Exercise requirements: Repeat the data word for word. Do not include the pictures.

Plotting code records
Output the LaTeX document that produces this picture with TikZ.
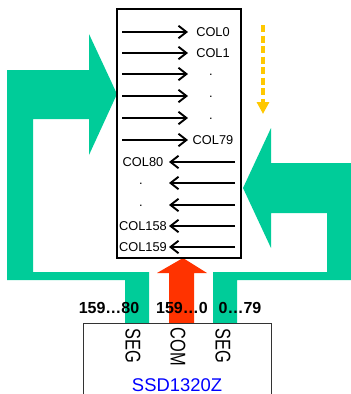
\documentclass[tikz,border=0pt]{standalone}
\usepackage{fontspec}
\setmainfont{Liberation Sans}
\usetikzlibrary{arrows.meta}
\definecolor{grn}{RGB}{0,204,153}
\definecolor{redarr}{RGB}{255,51,0}
\definecolor{gold}{RGB}{255,200,0}
\definecolor{icblue}{RGB}{0,0,255}
\tikzset{
  colarrow/.style={line width=1.6pt,-{Straight Barb[length=8pt,width=12.5pt,line width=1.9pt]}},
  collabel/.style={inner sep=0pt,font=\fontsize{12.8}{14}\selectfont},
  dotlabel/.style={inner sep=0pt,font=\fontsize{12.8}{14}\selectfont},
  pinlabel/.style={inner sep=0pt,font=\fontsize{16}{18}\selectfont\bfseries},
  portlabel/.style={inner sep=0pt,rotate=-90,font=\fontsize{16.4}{18}\selectfont},
  greenshape/.style={fill=grn,draw=none},
}
\begin{document}
\begin{tikzpicture}[x=1pt,y=-1pt]
\useasboundingbox (0,0) rectangle (351,394);

% green left shape
\fill[greenshape] (7,70) -- (89,70) -- (89,34) -- (117,94) -- (89,155) -- (89,119)
  -- (33,119) -- (33,272) -- (149,272) -- (149,323) -- (125,323) -- (125,280)
  -- (7,280) -- cycle;
% green right shape
\fill[greenshape] (271,163) -- (271,128) -- (243,188) -- (271,248) -- (271,213)
  -- (327,213) -- (327,272) -- (213,272) -- (213,323) -- (237,323) -- (237,280)
  -- (351,280) -- (351,163) -- cycle;
% red COM arrow
\fill[redarr] (183,258) -- (207,273) -- (194,273) -- (194,323) -- (169,323)
  -- (169,273) -- (157,273) -- cycle;

% panel
\node[draw,line width=2pt,minimum width=124pt,minimum height=249pt,inner sep=0pt] (panel) at (179,133.5) {};

% yellow dashed arrow
\coordinate (ys) at (263,25);
\coordinate (ye) at (263,114);
\draw[gold,line width=3.2pt,dash pattern=on 7pt off 3.5pt,-{Triangle[length=12pt,width=12pt]}] (ys) -- (ye);

% right-going columns
\foreach \y/\n/\t in {32/0/COL0, 53/1/COL1, 140/79/COL79}{
  \coordinate (rs\n) at (122,\y);
  \coordinate (re\n) at (188,\y);
  \node[collabel] (lab\n) at (213,\y) {\t};
  \draw[colarrow] (rs\n) -- (re\n);
}
\foreach \y/\n in {74/a, 96/b, 118/c}{
  \coordinate (rs\n) at (122,\y);
  \coordinate (re\n) at (188,\y);
  \node[dotlabel] (dot\n) at (211,\y+1) {.};
  \draw[colarrow] (rs\n) -- (re\n);
}
% left-going columns
\foreach \y/\n/\t in {162/80/COL80, 226/158/COL158, 247/159/COL159}{
  \coordinate (ls\n) at (235,\y);
  \coordinate (le\n) at (169,\y);
  \node[collabel] (lab\n) at (143,\y) {\t};
  \draw[colarrow] (ls\n) -- (le\n);
}
\foreach \y/\n in {183/d, 205/e}{
  \coordinate (ls\n) at (235,\y);
  \coordinate (le\n) at (169,\y);
  \node[dotlabel] (dot\n) at (141,\y+1) {.};
  \draw[colarrow] (ls\n) -- (le\n);
}

% IC box
\coordinate (icbl) at (83,395);
\coordinate (ictl) at (83,323);
\coordinate (ictr) at (271,323);
\coordinate (icbr) at (271,395);
\draw[line width=1pt,black!80] (icbl) -- (ictl) -- (ictr) -- (icbr);

% pin labels
\node[pinlabel] (p1) at (109,308) {159…80};
\node[pinlabel] (p2) at (182,308) {159…0};
\node[pinlabel] (p3) at (240,308) {0…79};

% port labels
\node[portlabel] (seg1) at (133,346) {\scalebox{1}[1.3]{SEG}};
\node[portlabel] (com) at (178,347) {\scalebox{1}[1.3]{COM}};
\node[portlabel] (seg2) at (223,346) {\scalebox{1}[1.3]{SEG}};

\node[inner sep=0pt,text=icblue,font=\fontsize{18.4}{20}\selectfont] (ic) at (177,385) {SSD1320Z};
\end{tikzpicture}
\end{document}
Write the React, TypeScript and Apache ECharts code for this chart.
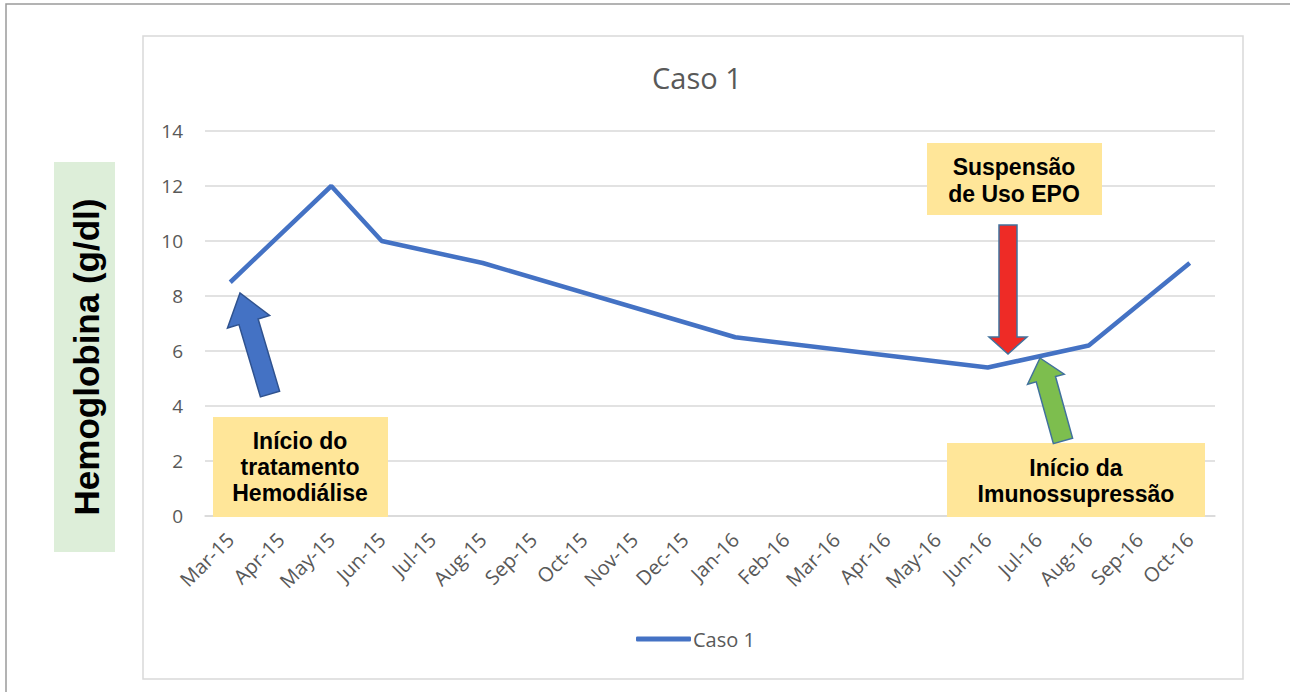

Exercise response:
Output the LaTeX document that produces this picture with TikZ.
\documentclass[tikz,border=0pt]{standalone}
\usepackage{fontspec}
\setmainfont{Liberation Sans}
\usetikzlibrary{arrows.meta}
\definecolor{grn}{RGB}{0,204,153}
\definecolor{redarr}{RGB}{255,51,0}
\definecolor{gold}{RGB}{255,200,0}
\definecolor{icblue}{RGB}{0,0,255}
\tikzset{
  colarrow/.style={line width=1.6pt,-{Straight Barb[length=8pt,width=12.5pt,line width=1.9pt]}},
  collabel/.style={inner sep=0pt,font=\fontsize{12.8}{14}\selectfont},
  dotlabel/.style={inner sep=0pt,font=\fontsize{12.8}{14}\selectfont},
  pinlabel/.style={inner sep=0pt,font=\fontsize{16}{18}\selectfont\bfseries},
  portlabel/.style={inner sep=0pt,rotate=-90,font=\fontsize{16.4}{18}\selectfont},
  greenshape/.style={fill=grn,draw=none},
}
\begin{document}
\begin{tikzpicture}[x=1pt,y=-1pt]
\useasboundingbox (0,0) rectangle (351,394);

% green left shape
\fill[greenshape] (7,70) -- (89,70) -- (89,34) -- (117,94) -- (89,155) -- (89,119)
  -- (33,119) -- (33,272) -- (149,272) -- (149,323) -- (125,323) -- (125,280)
  -- (7,280) -- cycle;
% green right shape
\fill[greenshape] (271,163) -- (271,128) -- (243,188) -- (271,248) -- (271,213)
  -- (327,213) -- (327,272) -- (213,272) -- (213,323) -- (237,323) -- (237,280)
  -- (351,280) -- (351,163) -- cycle;
% red COM arrow
\fill[redarr] (183,258) -- (207,273) -- (194,273) -- (194,323) -- (169,323)
  -- (169,273) -- (157,273) -- cycle;

% panel
\node[draw,line width=2pt,minimum width=124pt,minimum height=249pt,inner sep=0pt] (panel) at (179,133.5) {};

% yellow dashed arrow
\coordinate (ys) at (263,25);
\coordinate (ye) at (263,114);
\draw[gold,line width=3.2pt,dash pattern=on 7pt off 3.5pt,-{Triangle[length=12pt,width=12pt]}] (ys) -- (ye);

% right-going columns
\foreach \y/\n/\t in {32/0/COL0, 53/1/COL1, 140/79/COL79}{
  \coordinate (rs\n) at (122,\y);
  \coordinate (re\n) at (188,\y);
  \node[collabel] (lab\n) at (213,\y) {\t};
  \draw[colarrow] (rs\n) -- (re\n);
}
\foreach \y/\n in {74/a, 96/b, 118/c}{
  \coordinate (rs\n) at (122,\y);
  \coordinate (re\n) at (188,\y);
  \node[dotlabel] (dot\n) at (211,\y+1) {.};
  \draw[colarrow] (rs\n) -- (re\n);
}
% left-going columns
\foreach \y/\n/\t in {162/80/COL80, 226/158/COL158, 247/159/COL159}{
  \coordinate (ls\n) at (235,\y);
  \coordinate (le\n) at (169,\y);
  \node[collabel] (lab\n) at (143,\y) {\t};
  \draw[colarrow] (ls\n) -- (le\n);
}
\foreach \y/\n in {183/d, 205/e}{
  \coordinate (ls\n) at (235,\y);
  \coordinate (le\n) at (169,\y);
  \node[dotlabel] (dot\n) at (141,\y+1) {.};
  \draw[colarrow] (ls\n) -- (le\n);
}

% IC box
\coordinate (icbl) at (83,395);
\coordinate (ictl) at (83,323);
\coordinate (ictr) at (271,323);
\coordinate (icbr) at (271,395);
\draw[line width=1pt,black!80] (icbl) -- (ictl) -- (ictr) -- (icbr);

% pin labels
\node[pinlabel] (p1) at (109,308) {159…80};
\node[pinlabel] (p2) at (182,308) {159…0};
\node[pinlabel] (p3) at (240,308) {0…79};

% port labels
\node[portlabel] (seg1) at (133,346) {\scalebox{1}[1.3]{SEG}};
\node[portlabel] (com) at (178,347) {\scalebox{1}[1.3]{COM}};
\node[portlabel] (seg2) at (223,346) {\scalebox{1}[1.3]{SEG}};

\node[inner sep=0pt,text=icblue,font=\fontsize{18.4}{20}\selectfont] (ic) at (177,385) {SSD1320Z};
\end{tikzpicture}
\end{document}
Write the React, TypeScript and Apache ECharts code for this chart.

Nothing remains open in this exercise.